Amazon recently announced the availability of the M7a instances powered by the 4th generation AMD EPYC (Genoa) processors. The new general-purpose instances are priced higher than the previous generation AMD M6a and the latest Intel M7i instances.
Previewed in June, the new M7a instances provide a maximum frequency of 3.7 GHz. According to AWS, they deliver up to 50% higher performance compared to the M6a instances powered by previous-generation AMD EPYC Milan processors. Channy Yun, principal developer advocate at AWS, writes:
M7a instances support AVX-512, Vector Neural Network Instructions (VNNI), and brain floating point (bfloat16). These instances feature Double Data Rate 5 (DDR5) memory, which enables high-speed access to data in-memory, and delivers 2.25 times more memory bandwidth compared to M6a instances for lower latency.
The new M7a instances are SAP-certified and designed for high-performance and high-throughput workloads such as financial applications, application servers, gaming, and caching fleets. The cloud provider highlights that the new architecture enables support for convolutional neural network-based algorithms, financial analytics, and video encoding.

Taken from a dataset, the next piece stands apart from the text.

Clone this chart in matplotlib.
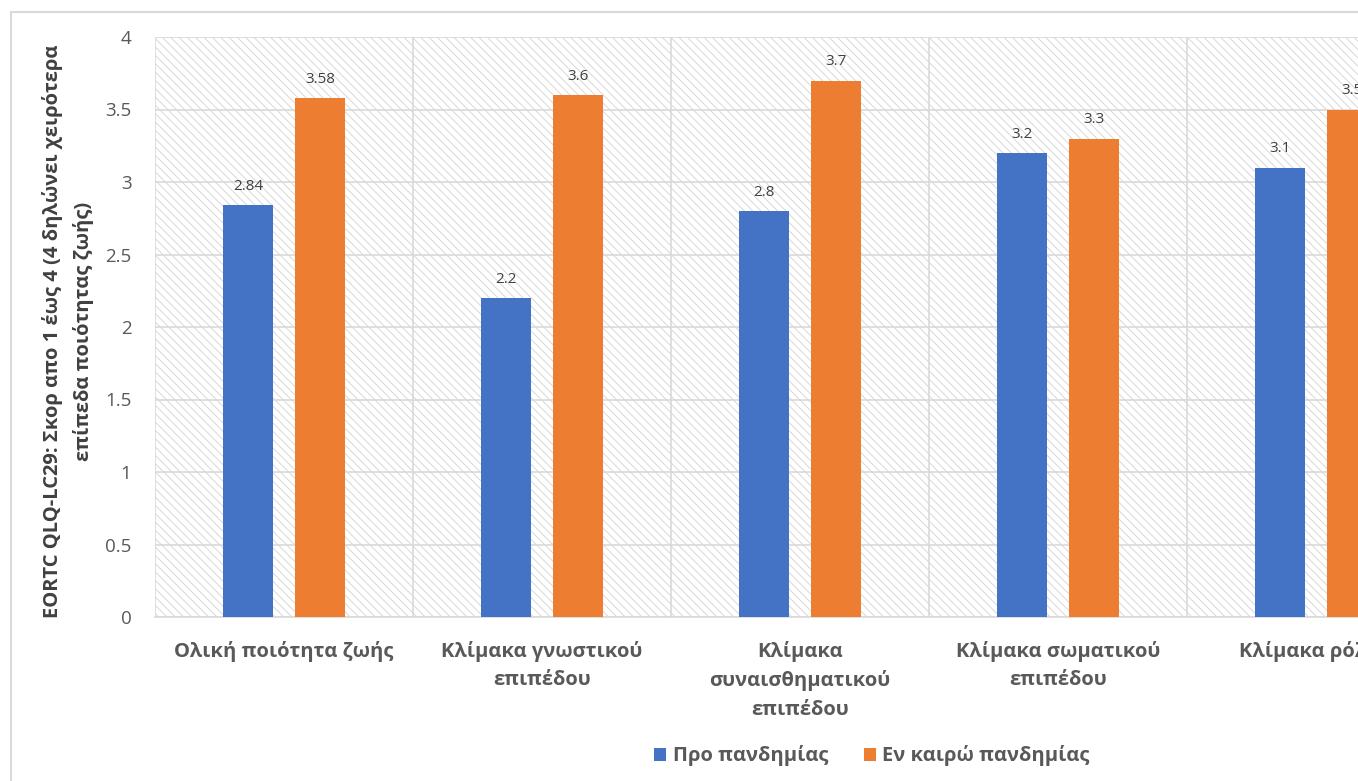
import matplotlib.pyplot as plt
import numpy as np
from matplotlib.patches import Patch, Rectangle

plt.rcParams['font.family'] = ['Open Sans', 'DejaVu Sans']
plt.rcParams['hatch.linewidth'] = 0.6

# Data
categories = ["Ολική ποιότητα ζωής", "Κλίμακα γνωστικού\nεπιπέδου",
              "Κλίμακα\nσυναισθηματικού\nεπιπέδου", "Κλίμακα σωματικού\nεπιπέδου",
              "Κλίμακα ρόλου"]
pre = [2.84, 2.2, 2.8, 3.2, 3.1]
during = [3.58, 3.6, 3.7, 3.3, 3.5]
pre_labels = ["2.84", "2.2", "2.8", "3.2", "3.1"]
during_labels = ["3.58", "3.6", "3.7", "3.3", "3.5"]
series_names = ["Προ πανδημίας", "Εν καιρώ πανδημίας"]

blue = '#4472C4'
orange = '#ED7D31'
grid_c = '#d9d9d9'
text_c = '#595959'

W, H = 1358, 781
fig = plt.figure(figsize=(W / 100, H / 100), dpi=100)

# outer chart border (runs off the right/bottom edge)
fig.patches.append(Rectangle((11 / W, -0.1), 2.0, (H - 12) / H + 0.1, transform=fig.transFigure,
                             fill=False, edgecolor=grid_c, linewidth=1.5))

left, bottom_px, top_px, cat_w = 155, 617, 37, 258
ax = fig.add_axes([left / W, (H - bottom_px) / H, 5 * cat_w / W, (bottom_px - top_px) / H])

# hatched plot-area background
ax.add_patch(Rectangle((0, 0), 1, 1, transform=ax.transAxes, facecolor='white',
                       edgecolor='#d2d2d2', hatch='\\\\\\\\', linewidth=0, zorder=0))

x = np.arange(len(categories))
bw = 50 / cat_w
off = 36 / cat_w
b1 = ax.bar(x - off, pre, bw, color=blue, zorder=3)
b2 = ax.bar(x + off, during, bw, color=orange, zorder=3)

for rect, lab in zip(b1, pre_labels):
    ax.annotate(lab, (rect.get_x() + rect.get_width() / 2, rect.get_height()), xytext=(0, 8),
                textcoords='offset points', ha='center', va='bottom', fontsize=11, color='#404040')
for rect, lab in zip(b2, during_labels):
    ax.annotate(lab, (rect.get_x() + rect.get_width() / 2, rect.get_height()), xytext=(0, 8),
                textcoords='offset points', ha='center', va='bottom', fontsize=11, color='#404040')

ax.set_xlim(-0.5, 4.5)
ax.set_ylim(0, 4)
ax.set_yticks(np.arange(0, 4.01, 0.5))
ax.set_yticklabels(["0", "0.5", "1", "1.5", "2", "2.5", "3", "3.5", "4"])
ax.set_xticks(x)
ax.set_xticklabels(categories, fontweight='bold', linespacing=1.55)
ax.set_xticks(np.arange(-0.5, 4.6, 1), minor=True)

ax.grid(axis='y', color=grid_c, linewidth=1.2, zorder=1)
ax.grid(axis='x', which='minor', color=grid_c, linewidth=1.2, zorder=1)
ax.grid(axis='x', which='major', visible=False)
ax.set_axisbelow(True)

ax.tick_params(axis='y', length=0, pad=17, labelsize=13.5, labelcolor=text_c)
ax.tick_params(axis='x', which='both', length=0, pad=17, labelsize=14.5, labelcolor=text_c)
for s in ['top', 'right', 'left']:
    ax.spines[s].set_visible(False)
ax.spines['bottom'].set_color(grid_c)
ax.spines['bottom'].set_linewidth(1.2)

fig.text(68 / W, (H - 331) / H,
         "EORTC QLQ-LC29: Σκορ απο 1 έως 4 (4 δηλώνει χειρότερα\nεπίπεδα ποιότητας ζωής)",
         rotation=90, ha='center', va='center', fontsize=14.5, fontweight='bold',
         color='#404040', linespacing=1.6)

handles = [Patch(facecolor=blue, label=series_names[0]),
           Patch(facecolor=orange, label=series_names[1])]
fig.legend(handles=handles, loc='center', bbox_to_anchor=(872 / W, (H - 756) / H), ncol=2,
           frameon=False, handlelength=0.6, handleheight=0.6, handletextpad=0.3,
           columnspacing=1.8, labelcolor=text_c, prop={'weight': 'bold', 'size': 14.5,
                                                        'family': ['Open Sans', 'DejaVu Sans']})

fig.savefig('out.png', dpi=100)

Yun adds:
With M7a instances you can attach up to 128 EBS volumes to an instance compared to up to 28 EBS volume attachments with M6a instances.
Similarly to previous M6a instances, the new instances support up to 50 Gbps enhanced networking and 40 Gbps EBS bandwidth. Ganesh Swaminathan, managing director at JPMorgan Chase, started a thread questioning the pricing:
M7a is pricey! (...) That is almost 35% higher cost than M6a! That is the biggest price increase on the next instance type I remember (...) AMD instances used to be 10% cheaper than equivalent generation Intel. M6a is about 11% cheaper than M6i but M7a is 15% more expensive than M7i.
The Intel-based M7i and M7i-flex instances were also announced recently and covered separately on InfoQ. The pricing was the main question during the preview, with Reddit users already predicting the price increase:
The days of things only ever getting cheaper (by the hour) seem to be over.
The M7a introduces a new medium instance with 1 vCPU and 4 GiB. With 12 different sizes available, the largest size now is called m7a.metal-48xl and provides 192 vCPUs and 768 GiB. Jeremy Simmons, senior software engineer at ProsperOps, challenges the naming convention:
It was not a good idea to change the standard name for the metal instance. All instance families have always used "metal". No suffix was necessary (...) Please don't re:invent new conventions that break existing data.
The M7a instances are currently available in only four AWS regions: Ohio, Northern Virginia, Oregon, and Ireland.